Exercise prompt: Return precisely the span of lines from the top of the material below to the line containing "import matplotlib.pyplot as plt", both included. Pictures are excluded.
● ● ●
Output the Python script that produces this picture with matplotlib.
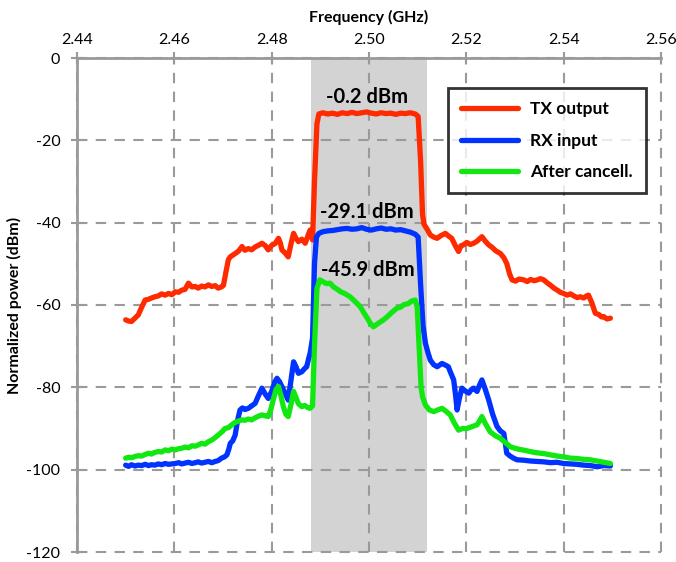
import matplotlib
matplotlib.use("Agg")
import matplotlib.pyplot as plt

# ---------------- data ----------------
tx_freq = [2.4500, 2.4506, 2.4512, 2.4519, 2.4526, 2.4533, 2.4540, 2.4547, 2.4553, 2.4560,
           2.4567, 2.4574, 2.4581, 2.4588, 2.4595, 2.4602, 2.4609, 2.4615, 2.4622, 2.4629,
           2.4636, 2.4643, 2.4649, 2.4656, 2.4663, 2.4670, 2.4677, 2.4684, 2.4690, 2.4697,
           2.4701, 2.4706, 2.4711, 2.4715, 2.4720, 2.4725, 2.4732, 2.4739, 2.4745, 2.4752,
           2.4759, 2.4766, 2.4773, 2.4780, 2.4787, 2.4793, 2.4800, 2.4807, 2.4814, 2.4818,
           2.4821, 2.4828, 2.4834, 2.4840, 2.4845, 2.4850, 2.4855, 2.4862, 2.4869, 2.4875,
           2.4879, 2.4884, 2.4888, 2.4893, 2.4897,
           2.4905, 2.4915, 2.4925, 2.4935, 2.4945, 2.4955, 2.4965, 2.4975, 2.4985, 2.4995,
           2.5005, 2.5015, 2.5025, 2.5035, 2.5045, 2.5055, 2.5065, 2.5075, 2.5085, 2.5095,
           2.5101, 2.5106, 2.5110, 2.5113, 2.5119, 2.5126, 2.5133, 2.5140, 2.5147, 2.5157,
           2.5163, 2.5170, 2.5177, 2.5184, 2.5189, 2.5194, 2.5201, 2.5208, 2.5215, 2.5222,
           2.5232, 2.5239, 2.5246, 2.5253, 2.5260, 2.5270, 2.5277, 2.5283, 2.5289, 2.5294,
           2.5301, 2.5308, 2.5318, 2.5325, 2.5332, 2.5339, 2.5346, 2.5352, 2.5359, 2.5366,
           2.5373, 2.5380, 2.5387, 2.5393, 2.5400, 2.5407, 2.5414, 2.5421, 2.5428, 2.5434,
           2.5441, 2.5447, 2.5451, 2.5458, 2.5465, 2.5472, 2.5478, 2.5482, 2.5489, 2.5496]
tx_power = [-63.6, -63.9, -64.0, -63.2, -62.4, -60.5, -58.8, -58.6, -58.3, -58.0,
            -57.8, -57.3, -57.6, -57.2, -57.5, -56.8, -56.9, -56.4, -56.2, -54.7,
            -55.6, -55.5, -55.9, -55.4, -55.6, -55.1, -55.5, -55.3, -55.9, -55.6,
            -55.2, -52.0, -49.0, -48.3, -47.9, -47.5, -46.9, -45.8, -46.7, -46.3,
            -46.6, -45.9, -45.5, -45.0, -45.6, -46.6, -45.5, -45.1, -43.8, -45.0,
            -46.6, -47.4, -48.3, -45.0, -42.6, -43.8, -44.6, -44.0, -45.0, -43.0,
            -41.8, -44.2, -30.0, -16.0, -13.6,
            -13.3, -13.6, -13.4, -13.7, -13.3, -13.5, -13.2, -13.5, -13.3, -13.1,
            -13.4, -13.6, -13.3, -13.5, -13.4, -13.7, -13.4, -13.5, -13.3, -13.6,
            -14.2, -25.0, -38.0, -40.4, -41.5, -43.0, -43.5, -43.8, -43.2, -42.6,
            -43.2, -43.8, -45.5, -47.0, -45.6, -45.4, -44.8, -45.3, -45.0, -44.5,
            -43.4, -44.5, -45.4, -46.0, -46.8, -47.5, -48.5, -49.9, -52.5, -53.9,
            -54.2, -53.7, -53.9, -54.3, -53.8, -54.1, -53.9, -53.6, -53.9, -54.6,
            -55.2, -55.9, -56.4, -56.9, -57.2, -57.6, -57.3, -57.8, -58.2, -58.0,
            -58.3, -57.8, -57.6, -59.5, -62.0, -62.3, -62.9, -62.8, -63.4, -63.2]

rx_freq = [2.4500, 2.4506, 2.4512, 2.4519, 2.4526, 2.4533, 2.4540, 2.4547, 2.4553, 2.4560,
           2.4567, 2.4574, 2.4581, 2.4588, 2.4595, 2.4602, 2.4609, 2.4615, 2.4622, 2.4629,
           2.4636, 2.4643, 2.4649, 2.4656, 2.4663, 2.4670, 2.4677, 2.4684, 2.4690, 2.4697,
           2.4703, 2.4708, 2.4712, 2.4715, 2.4720, 2.4725, 2.4730, 2.4735, 2.4740, 2.4745,
           2.4752, 2.4759, 2.4766, 2.4773, 2.4780, 2.4786, 2.4793, 2.4800, 2.4806, 2.4811,
           2.4816, 2.4821, 2.4828, 2.4834, 2.4840, 2.4845, 2.4850, 2.4855, 2.4862, 2.4868,
           2.4872, 2.4876, 2.4879, 2.4884, 2.4888, 2.4892, 2.4897,
           2.4905, 2.4915, 2.4925, 2.4935, 2.4945, 2.4955, 2.4965, 2.4975, 2.4985, 2.4995,
           2.5005, 2.5015, 2.5025, 2.5035, 2.5045, 2.5055, 2.5065, 2.5075, 2.5085, 2.5095,
           2.5101, 2.5106, 2.5111, 2.5116, 2.5121, 2.5126, 2.5133, 2.5140, 2.5145, 2.5150,
           2.5157, 2.5163, 2.5168, 2.5174, 2.5178, 2.5181, 2.5186, 2.5191, 2.5198, 2.5205,
           2.5210, 2.5215, 2.5222, 2.5227, 2.5232, 2.5239, 2.5246, 2.5254, 2.5263, 2.5270,
           2.5277, 2.5280, 2.5283, 2.5290, 2.5297, 2.5304, 2.5318, 2.5332, 2.5345, 2.5359,
           2.5373, 2.5386, 2.5400, 2.5414, 2.5427, 2.5441, 2.5455, 2.5469, 2.5482, 2.5496]
rx_power = [-98.9, -99.2, -98.8, -99.1, -98.9, -99.0, -98.7, -99.0, -98.8, -98.9,
            -98.6, -98.8, -98.5, -98.7, -98.6, -98.5, -98.3, -98.6, -98.4, -98.2,
            -98.5, -98.3, -98.1, -98.4, -98.2, -98.0, -98.3, -98.0, -97.8, -97.2,
            -96.9, -96.4, -95.0, -93.6, -93.0, -91.6, -88.0, -85.5, -85.0, -85.4,
            -85.1, -84.5, -83.9, -82.0, -80.2, -81.5, -82.7, -81.0, -78.8, -77.8,
            -78.6, -79.8, -81.5, -83.1, -78.0, -73.8, -75.0, -76.6, -76.2, -75.4,
            -75.0, -73.0, -71.7, -68.0, -50.0, -43.5, -42.6,
            -42.2, -42.0, -41.9, -41.7, -41.5, -41.4, -41.6, -41.5, -41.2, -41.6,
            -41.8, -41.5, -41.3, -41.6, -41.5, -41.8, -41.7, -42.0, -42.3, -42.8,
            -43.5, -55.0, -65.0, -69.3, -71.5, -73.4, -74.5, -75.0, -74.6, -74.2,
            -74.6, -75.0, -76.5, -78.2, -82.0, -85.5, -82.5, -80.2, -80.9, -81.4,
            -80.6, -80.2, -81.0, -79.5, -78.2, -80.5, -83.1, -86.5, -89.5, -90.6,
            -91.2, -93.5, -96.0, -96.7, -97.2, -97.6, -97.7, -97.9, -98.0, -98.1,
            -98.3, -98.2, -98.5, -98.6, -98.7, -98.9, -99.0, -99.3, -99.0, -99.1]

ac_freq = [2.4500, 2.4506, 2.4512, 2.4519, 2.4526, 2.4533, 2.4540, 2.4547, 2.4553, 2.4560,
           2.4567, 2.4574, 2.4581, 2.4588, 2.4595, 2.4602, 2.4609, 2.4615, 2.4622, 2.4629,
           2.4636, 2.4643, 2.4649, 2.4656, 2.4663, 2.4670, 2.4677, 2.4684, 2.4690, 2.4698,
           2.4704, 2.4711, 2.4718, 2.4725, 2.4732, 2.4739, 2.4745, 2.4752, 2.4759, 2.4766,
           2.4773, 2.4780, 2.4786, 2.4793, 2.4798, 2.4804, 2.4809, 2.4814, 2.4819, 2.4824,
           2.4829, 2.4834, 2.4840, 2.4845, 2.4850, 2.4855, 2.4862, 2.4868, 2.4874, 2.4879,
           2.4884, 2.4888, 2.4893, 2.4899, 2.4905, 2.4912, 2.4920, 2.4927, 2.4935, 2.4942,
           2.4950, 2.4961, 2.4970, 2.4982, 2.4990, 2.4997, 2.5003, 2.5009, 2.5015, 2.5022,
           2.5030, 2.5038, 2.5045, 2.5057, 2.5065, 2.5072, 2.5080, 2.5088, 2.5095, 2.5099,
           2.5103, 2.5107, 2.5110, 2.5116, 2.5124, 2.5133, 2.5141, 2.5150, 2.5158, 2.5167,
           2.5175, 2.5184, 2.5192, 2.5201, 2.5208, 2.5215, 2.5222, 2.5228, 2.5232, 2.5240,
           2.5249, 2.5259, 2.5270, 2.5280, 2.5290, 2.5300, 2.5310, 2.5320, 2.5331, 2.5345,
           2.5359, 2.5373, 2.5387, 2.5400, 2.5414, 2.5428, 2.5441, 2.5455, 2.5469, 2.5482,
           2.5496]
ac_power = [-97.2, -97.0, -97.1, -96.8, -96.6, -96.7, -96.3, -96.0, -96.2, -95.8,
            -95.6, -95.7, -95.2, -95.4, -95.0, -95.2, -94.9, -94.8, -94.5, -94.7,
            -94.2, -94.3, -94.0, -93.6, -93.8, -93.2, -92.8, -92.2, -91.6, -90.8,
            -90.0, -89.8, -89.1, -88.5, -88.2, -87.9, -88.0, -87.7, -87.9, -87.4,
            -87.0, -86.7, -86.9, -87.1, -85.5, -82.7, -80.5, -79.8, -82.0, -84.7,
            -86.5, -87.1, -84.0, -81.0, -82.5, -84.0, -84.7, -84.4, -84.9, -85.1,
            -84.5, -70.0, -56.0, -53.9, -54.3, -54.8, -54.7, -55.6, -56.2, -56.8,
            -57.2, -58.0, -59.0, -60.4, -62.0, -63.3, -64.5, -65.3, -64.8, -64.2,
            -63.6, -62.8, -62.0, -60.8, -60.5, -59.9, -59.7, -59.0, -58.8, -60.5,
            -70.0, -80.0, -82.3, -84.3, -85.5, -85.9, -85.5, -85.1, -85.8, -86.7,
            -88.6, -90.4, -90.0, -90.0, -89.7, -89.4, -89.1, -88.0, -87.1, -89.0,
            -90.8, -91.7, -92.4, -93.4, -94.4, -94.8, -95.1, -95.3, -95.6, -95.9,
            -96.1, -96.4, -96.7, -96.9, -97.2, -97.3, -97.5, -97.6, -97.9, -98.2,
            -98.5]

series_labels = ["TX output", "RX input", "After cancell."]
series_colors = ["#ff2a00", "#0033ff", "#11e811"]
band_edges = [2.488, 2.512]
annotations = [("-0.2 dBm", 2.4996, -9.5), ("-29.1 dBm", 2.4996, -37.4), ("-45.9 dBm", 2.4997, -51.5)]
x_ticks = [2.44, 2.46, 2.48, 2.50, 2.52, 2.54, 2.56]
y_ticks = [0, -20, -40, -60, -80, -100, -120]

# ---------------- plot ----------------
plt.rcParams['font.family'] = ['Lato', 'DejaVu Sans']
fig = plt.figure(figsize=(6.76, 5.62), dpi=100)
ax = fig.add_axes([77/676, 1 - 552/562, (661 - 77)/676, (552 - 58)/562])

gray = "#9a9a9a"
ax.axvspan(band_edges[0], band_edges[1], color="#d3d3d3", zorder=0, lw=0)

lw = 3.8
for f, p, c, lab in zip([tx_freq, rx_freq, ac_freq], [tx_power, rx_power, ac_power],
                        series_colors, series_labels):
    ax.plot(f, p, color=c, lw=lw, solid_joinstyle="round", solid_capstyle="round",
            zorder=3, label=lab)

ax.set_xlim(2.44, 2.56)
ax.set_ylim(-120, 0)
ax.set_xticks(x_ticks)
ax.set_xticklabels([f"{v:.2f}" for v in x_ticks])
ax.set_yticks(y_ticks)
ax.set_yticklabels([str(v) for v in y_ticks])
ax.xaxis.tick_top()
ax.xaxis.set_label_position("top")
ax.tick_params(axis="both", direction="inout", length=8, width=1.5, color=gray,
               labelsize=11.5)
ax.tick_params(axis="y", pad=8)
ax.tick_params(axis="x", pad=4)

ax.grid(True, color=gray, lw=1.5, ls=(0, (5, 4)), zorder=1)
for gl in ax.get_xgridlines() + ax.get_ygridlines():
    gl.set_zorder(1)
    gl.set_clip_on(False)

for side in ["right", "bottom"]:
    ax.spines[side].set_visible(False)
for side in ["left", "top"]:
    ax.spines[side].set_color(gray)
    ax.spines[side].set_linewidth(2.0)
    ax.spines[side].set_zorder(2)

ax.set_xlabel("Frequency (GHz)", fontsize=11.5, fontweight="bold", labelpad=8)
ax.set_ylabel("Normalized power (dBm)", fontsize=11.5, fontweight="bold", labelpad=3)

for text, x, y in annotations:
    ax.text(x, y, text, ha="center", va="center", fontsize=14.5, fontweight="bold",
            color="black", zorder=5)

leg = ax.legend(loc="upper left", bbox_to_anchor=(448/676, 1 - 88/562),
                bbox_transform=fig.transFigure, fontsize=12.5, frameon=True,
                fancybox=False, edgecolor="black", handlelength=3.3,
                labelspacing=0.9, borderpad=0.75, handletextpad=0.7, borderaxespad=0)
leg.get_frame().set_linewidth(2.0)
for t in leg.get_texts():
    t.set_fontweight("bold")
leg.set_zorder(6)

fig.savefig("out.png", dpi=100)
● ● ●
Result:
Output the Python script that produces this picture with matplotlib.
import matplotlib
matplotlib.use("Agg")
import matplotlib.pyplot as plt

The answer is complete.